▸ TASK DETAILS
Extract the lines up to and including the one that contains "return 0.568 * h - 1.4", starting with the first line of the entries below, and omit the pictures.
===== SUPPLIED INFORMATION =====
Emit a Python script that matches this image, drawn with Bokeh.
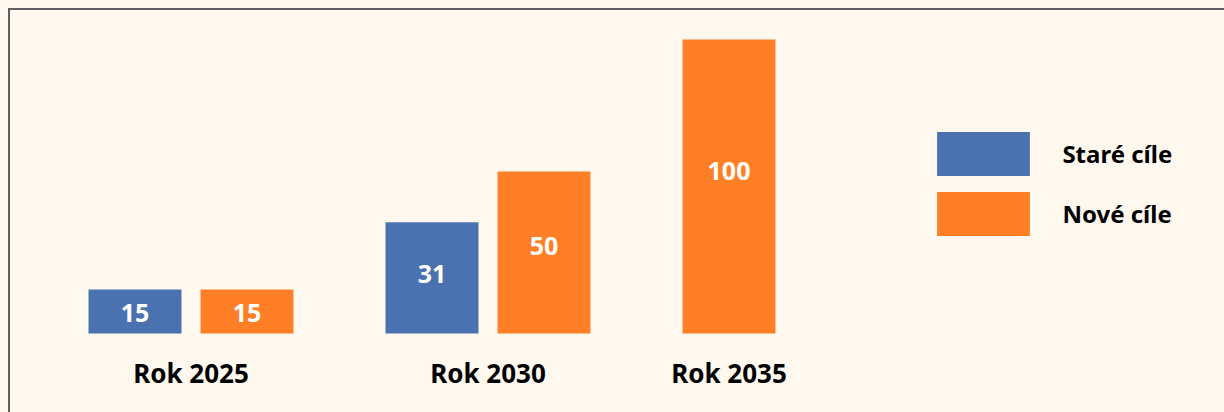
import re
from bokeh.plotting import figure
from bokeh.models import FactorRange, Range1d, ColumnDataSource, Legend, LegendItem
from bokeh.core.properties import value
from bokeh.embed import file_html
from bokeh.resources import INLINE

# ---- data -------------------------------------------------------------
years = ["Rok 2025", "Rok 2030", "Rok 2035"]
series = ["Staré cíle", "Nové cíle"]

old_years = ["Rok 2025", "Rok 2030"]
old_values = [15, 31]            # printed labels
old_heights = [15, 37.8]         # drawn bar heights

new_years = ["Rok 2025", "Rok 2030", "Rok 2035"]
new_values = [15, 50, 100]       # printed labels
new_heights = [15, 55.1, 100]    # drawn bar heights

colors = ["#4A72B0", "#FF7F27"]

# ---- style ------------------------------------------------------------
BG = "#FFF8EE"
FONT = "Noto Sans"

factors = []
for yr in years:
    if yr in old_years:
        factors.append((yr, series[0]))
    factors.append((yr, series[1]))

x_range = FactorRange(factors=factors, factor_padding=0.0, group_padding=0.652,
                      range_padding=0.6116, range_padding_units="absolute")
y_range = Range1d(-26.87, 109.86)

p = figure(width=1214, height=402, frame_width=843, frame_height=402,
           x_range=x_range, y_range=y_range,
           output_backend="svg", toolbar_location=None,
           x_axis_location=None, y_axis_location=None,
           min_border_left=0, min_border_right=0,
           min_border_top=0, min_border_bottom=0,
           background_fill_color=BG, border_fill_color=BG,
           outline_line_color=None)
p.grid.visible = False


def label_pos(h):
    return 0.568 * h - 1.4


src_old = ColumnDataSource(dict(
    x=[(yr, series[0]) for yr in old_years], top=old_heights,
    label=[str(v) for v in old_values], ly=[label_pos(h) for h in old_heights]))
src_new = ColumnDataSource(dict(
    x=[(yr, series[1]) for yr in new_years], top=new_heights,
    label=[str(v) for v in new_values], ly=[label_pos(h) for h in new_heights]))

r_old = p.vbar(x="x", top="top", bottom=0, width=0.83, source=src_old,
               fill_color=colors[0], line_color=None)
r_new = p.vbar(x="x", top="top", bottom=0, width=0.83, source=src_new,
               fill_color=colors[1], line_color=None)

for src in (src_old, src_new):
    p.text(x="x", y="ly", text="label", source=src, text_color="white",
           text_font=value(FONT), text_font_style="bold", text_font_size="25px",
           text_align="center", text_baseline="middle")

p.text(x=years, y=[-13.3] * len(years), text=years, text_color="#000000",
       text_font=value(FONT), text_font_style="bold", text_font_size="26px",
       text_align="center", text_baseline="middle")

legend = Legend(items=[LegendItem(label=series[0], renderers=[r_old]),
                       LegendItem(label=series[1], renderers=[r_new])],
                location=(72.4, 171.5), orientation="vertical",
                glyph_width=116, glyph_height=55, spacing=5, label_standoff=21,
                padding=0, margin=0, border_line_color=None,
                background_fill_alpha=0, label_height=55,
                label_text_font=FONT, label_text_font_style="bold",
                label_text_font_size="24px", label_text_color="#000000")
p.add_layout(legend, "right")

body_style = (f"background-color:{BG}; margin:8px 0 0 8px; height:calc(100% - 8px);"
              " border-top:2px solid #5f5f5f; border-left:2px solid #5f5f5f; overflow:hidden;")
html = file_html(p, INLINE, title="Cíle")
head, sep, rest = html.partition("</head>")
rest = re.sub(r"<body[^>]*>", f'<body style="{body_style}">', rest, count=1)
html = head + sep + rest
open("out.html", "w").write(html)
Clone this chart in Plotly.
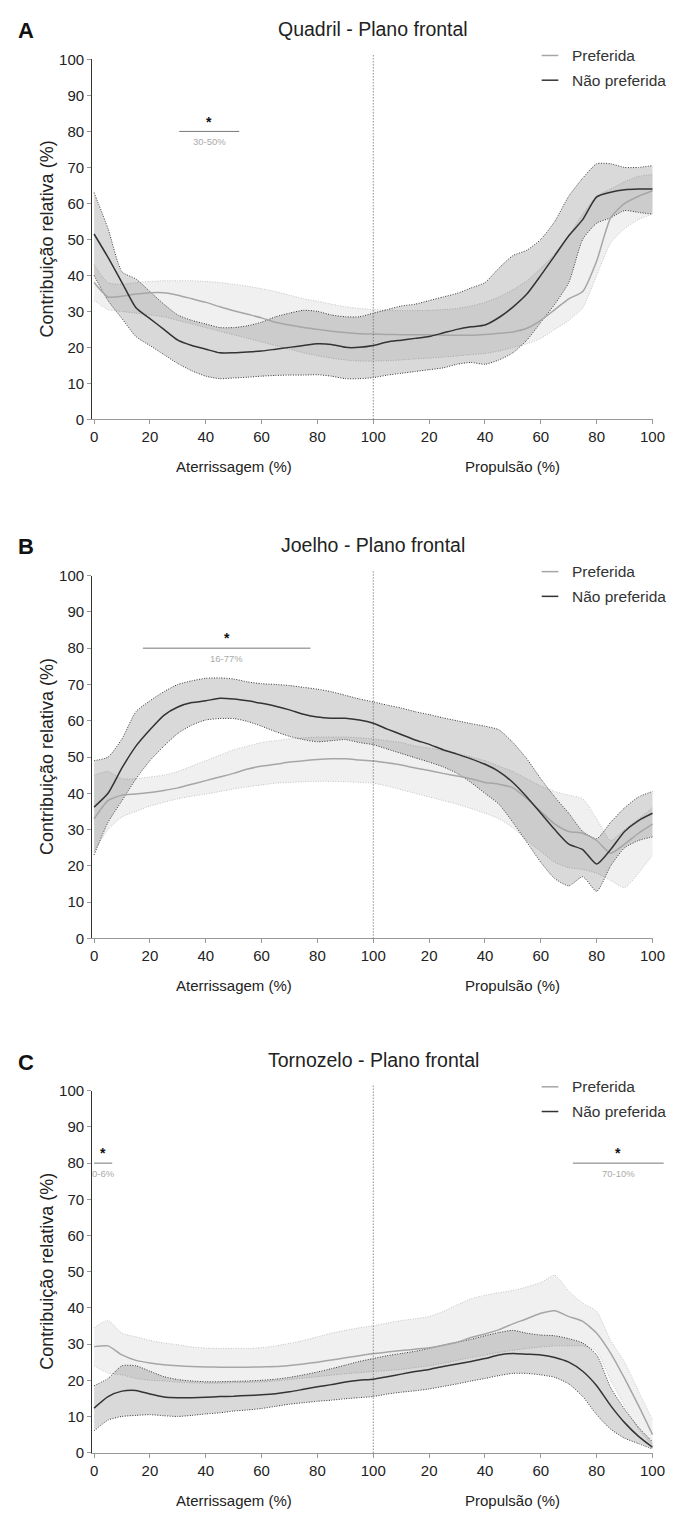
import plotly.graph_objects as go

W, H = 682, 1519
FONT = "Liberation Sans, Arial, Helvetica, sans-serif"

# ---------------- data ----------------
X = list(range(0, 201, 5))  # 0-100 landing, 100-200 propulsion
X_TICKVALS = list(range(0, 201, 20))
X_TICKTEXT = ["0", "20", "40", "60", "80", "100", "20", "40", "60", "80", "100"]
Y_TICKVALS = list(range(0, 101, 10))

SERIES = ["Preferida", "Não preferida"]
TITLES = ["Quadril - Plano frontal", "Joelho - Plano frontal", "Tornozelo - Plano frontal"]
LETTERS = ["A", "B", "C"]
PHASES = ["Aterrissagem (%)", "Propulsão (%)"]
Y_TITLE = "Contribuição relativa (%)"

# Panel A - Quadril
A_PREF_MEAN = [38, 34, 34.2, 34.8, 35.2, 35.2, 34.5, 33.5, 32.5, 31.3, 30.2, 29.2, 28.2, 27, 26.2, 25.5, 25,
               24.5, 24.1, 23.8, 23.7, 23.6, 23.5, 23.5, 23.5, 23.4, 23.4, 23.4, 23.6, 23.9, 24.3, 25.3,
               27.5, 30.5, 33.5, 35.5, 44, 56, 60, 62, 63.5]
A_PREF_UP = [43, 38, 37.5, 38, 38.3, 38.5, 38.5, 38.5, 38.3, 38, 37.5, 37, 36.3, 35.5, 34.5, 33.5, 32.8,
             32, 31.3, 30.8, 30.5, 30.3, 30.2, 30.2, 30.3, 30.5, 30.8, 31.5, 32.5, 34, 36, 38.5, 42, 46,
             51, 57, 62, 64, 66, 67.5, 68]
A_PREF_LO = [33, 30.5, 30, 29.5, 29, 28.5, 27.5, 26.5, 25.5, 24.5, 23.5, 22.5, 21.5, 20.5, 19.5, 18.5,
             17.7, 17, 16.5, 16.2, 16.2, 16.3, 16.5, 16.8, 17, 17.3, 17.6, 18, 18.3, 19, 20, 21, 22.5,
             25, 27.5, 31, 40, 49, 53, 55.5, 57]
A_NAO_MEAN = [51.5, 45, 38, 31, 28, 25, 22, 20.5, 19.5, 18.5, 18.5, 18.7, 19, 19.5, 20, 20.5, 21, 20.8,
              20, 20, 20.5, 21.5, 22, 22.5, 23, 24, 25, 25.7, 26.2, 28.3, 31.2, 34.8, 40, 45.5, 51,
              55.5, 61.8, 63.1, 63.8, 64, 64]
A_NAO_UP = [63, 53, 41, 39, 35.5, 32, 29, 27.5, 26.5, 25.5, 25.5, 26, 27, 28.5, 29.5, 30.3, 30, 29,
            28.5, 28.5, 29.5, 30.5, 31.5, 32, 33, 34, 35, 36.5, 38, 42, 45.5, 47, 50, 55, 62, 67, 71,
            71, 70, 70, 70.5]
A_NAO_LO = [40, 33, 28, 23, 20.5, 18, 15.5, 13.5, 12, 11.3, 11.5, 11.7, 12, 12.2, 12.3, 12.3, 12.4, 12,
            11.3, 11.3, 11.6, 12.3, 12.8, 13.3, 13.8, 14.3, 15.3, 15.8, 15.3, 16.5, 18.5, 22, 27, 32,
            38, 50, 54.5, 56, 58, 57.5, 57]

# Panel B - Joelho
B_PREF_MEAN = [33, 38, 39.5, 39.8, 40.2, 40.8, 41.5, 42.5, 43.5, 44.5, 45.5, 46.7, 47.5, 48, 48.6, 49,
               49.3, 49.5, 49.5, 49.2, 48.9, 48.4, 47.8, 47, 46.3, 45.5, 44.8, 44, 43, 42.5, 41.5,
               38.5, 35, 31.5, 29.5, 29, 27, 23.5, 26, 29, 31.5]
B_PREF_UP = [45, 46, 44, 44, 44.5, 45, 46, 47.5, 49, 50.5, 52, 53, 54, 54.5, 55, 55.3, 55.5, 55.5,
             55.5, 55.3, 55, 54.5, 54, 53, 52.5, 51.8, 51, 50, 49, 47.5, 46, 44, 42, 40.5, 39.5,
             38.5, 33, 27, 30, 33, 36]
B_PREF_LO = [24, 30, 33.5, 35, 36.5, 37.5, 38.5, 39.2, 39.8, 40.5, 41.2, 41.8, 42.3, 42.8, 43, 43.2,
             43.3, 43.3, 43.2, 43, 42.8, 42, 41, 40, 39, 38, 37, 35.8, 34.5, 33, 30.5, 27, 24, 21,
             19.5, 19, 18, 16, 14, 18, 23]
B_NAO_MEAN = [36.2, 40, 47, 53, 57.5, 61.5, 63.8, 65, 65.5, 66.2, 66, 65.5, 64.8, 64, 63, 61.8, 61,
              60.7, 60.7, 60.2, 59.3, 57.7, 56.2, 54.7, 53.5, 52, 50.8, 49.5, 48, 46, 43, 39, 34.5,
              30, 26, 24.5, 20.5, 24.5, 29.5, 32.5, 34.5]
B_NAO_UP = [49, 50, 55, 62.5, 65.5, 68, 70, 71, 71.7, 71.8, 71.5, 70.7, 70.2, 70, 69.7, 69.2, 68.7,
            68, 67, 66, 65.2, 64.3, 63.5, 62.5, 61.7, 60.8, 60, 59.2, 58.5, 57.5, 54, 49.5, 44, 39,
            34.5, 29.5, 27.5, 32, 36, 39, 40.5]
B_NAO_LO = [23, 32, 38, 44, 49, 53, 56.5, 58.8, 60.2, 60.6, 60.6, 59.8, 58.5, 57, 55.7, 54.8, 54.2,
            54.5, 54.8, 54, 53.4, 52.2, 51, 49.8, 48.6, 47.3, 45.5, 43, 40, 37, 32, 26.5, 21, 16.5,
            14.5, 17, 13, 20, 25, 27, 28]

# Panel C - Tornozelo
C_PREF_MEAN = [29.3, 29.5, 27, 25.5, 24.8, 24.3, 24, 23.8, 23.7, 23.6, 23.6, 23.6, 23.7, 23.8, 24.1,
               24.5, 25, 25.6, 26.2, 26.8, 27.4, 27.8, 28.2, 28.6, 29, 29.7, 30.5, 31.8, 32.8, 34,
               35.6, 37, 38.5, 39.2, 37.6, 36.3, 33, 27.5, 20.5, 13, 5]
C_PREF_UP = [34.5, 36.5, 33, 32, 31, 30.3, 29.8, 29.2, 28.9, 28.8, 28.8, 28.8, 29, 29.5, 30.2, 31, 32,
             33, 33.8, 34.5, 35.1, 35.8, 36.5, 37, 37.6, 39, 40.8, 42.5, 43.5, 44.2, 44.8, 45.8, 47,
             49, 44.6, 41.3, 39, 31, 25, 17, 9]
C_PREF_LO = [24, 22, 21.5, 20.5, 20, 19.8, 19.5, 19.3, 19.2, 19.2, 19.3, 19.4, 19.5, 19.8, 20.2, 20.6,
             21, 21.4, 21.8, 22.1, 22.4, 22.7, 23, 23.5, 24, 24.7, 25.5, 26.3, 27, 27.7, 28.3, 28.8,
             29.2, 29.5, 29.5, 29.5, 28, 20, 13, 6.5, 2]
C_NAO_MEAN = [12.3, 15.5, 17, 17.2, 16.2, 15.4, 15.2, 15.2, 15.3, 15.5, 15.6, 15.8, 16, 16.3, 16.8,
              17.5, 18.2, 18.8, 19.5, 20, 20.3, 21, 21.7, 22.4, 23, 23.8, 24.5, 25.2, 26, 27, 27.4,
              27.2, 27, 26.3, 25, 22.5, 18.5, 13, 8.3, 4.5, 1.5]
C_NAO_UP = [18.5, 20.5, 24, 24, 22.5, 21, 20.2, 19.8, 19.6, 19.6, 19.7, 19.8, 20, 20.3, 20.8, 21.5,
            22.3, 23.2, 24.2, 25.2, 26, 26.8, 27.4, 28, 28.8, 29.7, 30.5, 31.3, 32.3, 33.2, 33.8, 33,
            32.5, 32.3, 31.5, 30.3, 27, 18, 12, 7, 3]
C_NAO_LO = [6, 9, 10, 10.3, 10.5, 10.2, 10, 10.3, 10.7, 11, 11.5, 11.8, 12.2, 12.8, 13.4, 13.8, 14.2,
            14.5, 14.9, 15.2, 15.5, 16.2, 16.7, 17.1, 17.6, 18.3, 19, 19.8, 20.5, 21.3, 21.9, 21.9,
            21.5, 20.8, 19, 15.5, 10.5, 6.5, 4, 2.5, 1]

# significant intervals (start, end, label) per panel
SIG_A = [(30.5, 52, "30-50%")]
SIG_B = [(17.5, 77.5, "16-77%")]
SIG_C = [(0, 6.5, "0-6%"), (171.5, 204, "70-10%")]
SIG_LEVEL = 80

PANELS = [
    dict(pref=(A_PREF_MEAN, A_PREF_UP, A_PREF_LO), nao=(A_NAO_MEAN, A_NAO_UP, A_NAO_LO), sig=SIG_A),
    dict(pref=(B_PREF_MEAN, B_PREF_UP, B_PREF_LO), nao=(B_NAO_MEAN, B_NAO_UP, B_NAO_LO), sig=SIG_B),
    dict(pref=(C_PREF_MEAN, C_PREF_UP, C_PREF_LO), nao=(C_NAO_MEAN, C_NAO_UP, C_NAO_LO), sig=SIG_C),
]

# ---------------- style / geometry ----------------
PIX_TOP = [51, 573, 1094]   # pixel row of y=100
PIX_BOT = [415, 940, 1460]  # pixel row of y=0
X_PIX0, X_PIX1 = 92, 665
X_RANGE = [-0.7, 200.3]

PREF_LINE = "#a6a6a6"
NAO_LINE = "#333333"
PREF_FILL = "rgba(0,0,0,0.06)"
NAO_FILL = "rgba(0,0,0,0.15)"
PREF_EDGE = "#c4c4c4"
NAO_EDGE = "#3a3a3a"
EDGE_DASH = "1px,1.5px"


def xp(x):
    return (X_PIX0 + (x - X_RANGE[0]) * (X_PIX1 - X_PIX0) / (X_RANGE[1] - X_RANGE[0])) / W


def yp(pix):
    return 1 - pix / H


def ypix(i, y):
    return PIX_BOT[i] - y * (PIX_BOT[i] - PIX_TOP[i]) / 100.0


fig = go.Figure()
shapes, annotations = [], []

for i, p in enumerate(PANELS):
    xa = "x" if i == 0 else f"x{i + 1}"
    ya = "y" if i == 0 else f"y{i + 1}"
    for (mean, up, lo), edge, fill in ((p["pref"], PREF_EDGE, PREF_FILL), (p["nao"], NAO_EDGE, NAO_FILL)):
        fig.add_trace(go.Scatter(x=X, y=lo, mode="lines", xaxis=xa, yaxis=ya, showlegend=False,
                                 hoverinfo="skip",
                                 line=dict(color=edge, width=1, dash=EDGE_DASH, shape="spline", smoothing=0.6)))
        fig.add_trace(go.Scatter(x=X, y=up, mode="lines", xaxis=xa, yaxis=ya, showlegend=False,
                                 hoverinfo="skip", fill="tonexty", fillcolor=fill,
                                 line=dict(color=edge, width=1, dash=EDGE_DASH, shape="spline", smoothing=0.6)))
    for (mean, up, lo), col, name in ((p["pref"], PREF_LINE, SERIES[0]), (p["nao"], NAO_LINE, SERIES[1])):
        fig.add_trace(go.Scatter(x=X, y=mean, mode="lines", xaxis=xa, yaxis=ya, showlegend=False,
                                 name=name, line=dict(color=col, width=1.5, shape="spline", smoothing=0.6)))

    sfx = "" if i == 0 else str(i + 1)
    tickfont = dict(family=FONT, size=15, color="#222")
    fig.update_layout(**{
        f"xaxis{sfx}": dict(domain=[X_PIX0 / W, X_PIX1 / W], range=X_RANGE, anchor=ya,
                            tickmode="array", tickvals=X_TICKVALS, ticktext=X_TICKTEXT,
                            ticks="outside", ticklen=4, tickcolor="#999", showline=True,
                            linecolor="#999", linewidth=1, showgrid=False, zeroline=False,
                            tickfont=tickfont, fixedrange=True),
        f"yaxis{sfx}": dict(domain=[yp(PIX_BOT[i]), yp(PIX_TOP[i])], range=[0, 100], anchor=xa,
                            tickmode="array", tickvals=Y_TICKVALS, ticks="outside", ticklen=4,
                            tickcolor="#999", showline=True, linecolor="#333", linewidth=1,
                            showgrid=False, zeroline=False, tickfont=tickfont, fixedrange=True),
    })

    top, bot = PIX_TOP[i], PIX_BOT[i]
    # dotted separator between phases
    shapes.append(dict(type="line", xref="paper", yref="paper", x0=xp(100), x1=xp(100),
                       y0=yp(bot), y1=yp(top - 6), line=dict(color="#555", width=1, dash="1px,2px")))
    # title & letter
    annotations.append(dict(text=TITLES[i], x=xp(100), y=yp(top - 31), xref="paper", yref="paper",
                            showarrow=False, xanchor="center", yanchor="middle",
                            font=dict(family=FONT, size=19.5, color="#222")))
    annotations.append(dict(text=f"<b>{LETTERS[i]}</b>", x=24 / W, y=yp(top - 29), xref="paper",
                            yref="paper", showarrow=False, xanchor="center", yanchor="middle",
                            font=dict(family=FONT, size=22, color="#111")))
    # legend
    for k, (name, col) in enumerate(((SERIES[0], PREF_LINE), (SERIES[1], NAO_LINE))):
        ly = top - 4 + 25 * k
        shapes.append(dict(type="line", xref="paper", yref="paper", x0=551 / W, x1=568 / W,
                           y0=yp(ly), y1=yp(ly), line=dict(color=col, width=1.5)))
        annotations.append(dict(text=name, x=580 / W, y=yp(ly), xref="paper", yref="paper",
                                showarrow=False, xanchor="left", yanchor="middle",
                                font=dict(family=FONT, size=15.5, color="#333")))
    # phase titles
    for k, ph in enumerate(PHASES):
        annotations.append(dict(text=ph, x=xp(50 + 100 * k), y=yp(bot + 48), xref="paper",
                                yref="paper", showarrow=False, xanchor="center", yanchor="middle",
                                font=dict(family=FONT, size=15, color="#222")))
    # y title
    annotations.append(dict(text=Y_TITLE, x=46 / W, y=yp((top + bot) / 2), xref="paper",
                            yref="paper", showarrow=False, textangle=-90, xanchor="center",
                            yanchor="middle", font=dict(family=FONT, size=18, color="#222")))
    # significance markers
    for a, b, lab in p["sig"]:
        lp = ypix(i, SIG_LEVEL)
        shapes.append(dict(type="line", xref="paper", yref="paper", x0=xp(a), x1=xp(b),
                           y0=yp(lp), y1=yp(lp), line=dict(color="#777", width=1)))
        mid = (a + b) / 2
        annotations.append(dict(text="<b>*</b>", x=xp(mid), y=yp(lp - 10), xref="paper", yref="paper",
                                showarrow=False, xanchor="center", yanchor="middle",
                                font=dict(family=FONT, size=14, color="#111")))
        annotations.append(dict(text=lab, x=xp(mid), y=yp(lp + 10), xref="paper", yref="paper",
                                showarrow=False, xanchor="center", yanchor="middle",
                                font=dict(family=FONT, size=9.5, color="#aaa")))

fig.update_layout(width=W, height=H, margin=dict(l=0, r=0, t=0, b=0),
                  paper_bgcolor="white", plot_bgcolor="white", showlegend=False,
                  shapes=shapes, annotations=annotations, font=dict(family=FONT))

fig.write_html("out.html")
=====
▸ ANSWER TO THIS PROBLEM
Emit a Python script that matches this image, drawn with Bokeh.
import re
from bokeh.plotting import figure
from bokeh.models import FactorRange, Range1d, ColumnDataSource, Legend, LegendItem
from bokeh.core.properties import value
from bokeh.embed import file_html
from bokeh.resources import INLINE

# ---- data -------------------------------------------------------------
years = ["Rok 2025", "Rok 2030", "Rok 2035"]
series = ["Staré cíle", "Nové cíle"]

old_years = ["Rok 2025", "Rok 2030"]
old_values = [15, 31]            # printed labels
old_heights = [15, 37.8]         # drawn bar heights

new_years = ["Rok 2025", "Rok 2030", "Rok 2035"]
new_values = [15, 50, 100]       # printed labels
new_heights = [15, 55.1, 100]    # drawn bar heights

colors = ["#4A72B0", "#FF7F27"]

# ---- style ------------------------------------------------------------
BG = "#FFF8EE"
FONT = "Noto Sans"

factors = []
for yr in years:
    if yr in old_years:
        factors.append((yr, series[0]))
    factors.append((yr, series[1]))

x_range = FactorRange(factors=factors, factor_padding=0.0, group_padding=0.652,
                      range_padding=0.6116, range_padding_units="absolute")
y_range = Range1d(-26.87, 109.86)

p = figure(width=1214, height=402, frame_width=843, frame_height=402,
           x_range=x_range, y_range=y_range,
           output_backend="svg", toolbar_location=None,
           x_axis_location=None, y_axis_location=None,
           min_border_left=0, min_border_right=0,
           min_border_top=0, min_border_bottom=0,
           background_fill_color=BG, border_fill_color=BG,
           outline_line_color=None)
p.grid.visible = False


def label_pos(h):
    return 0.568 * h - 1.4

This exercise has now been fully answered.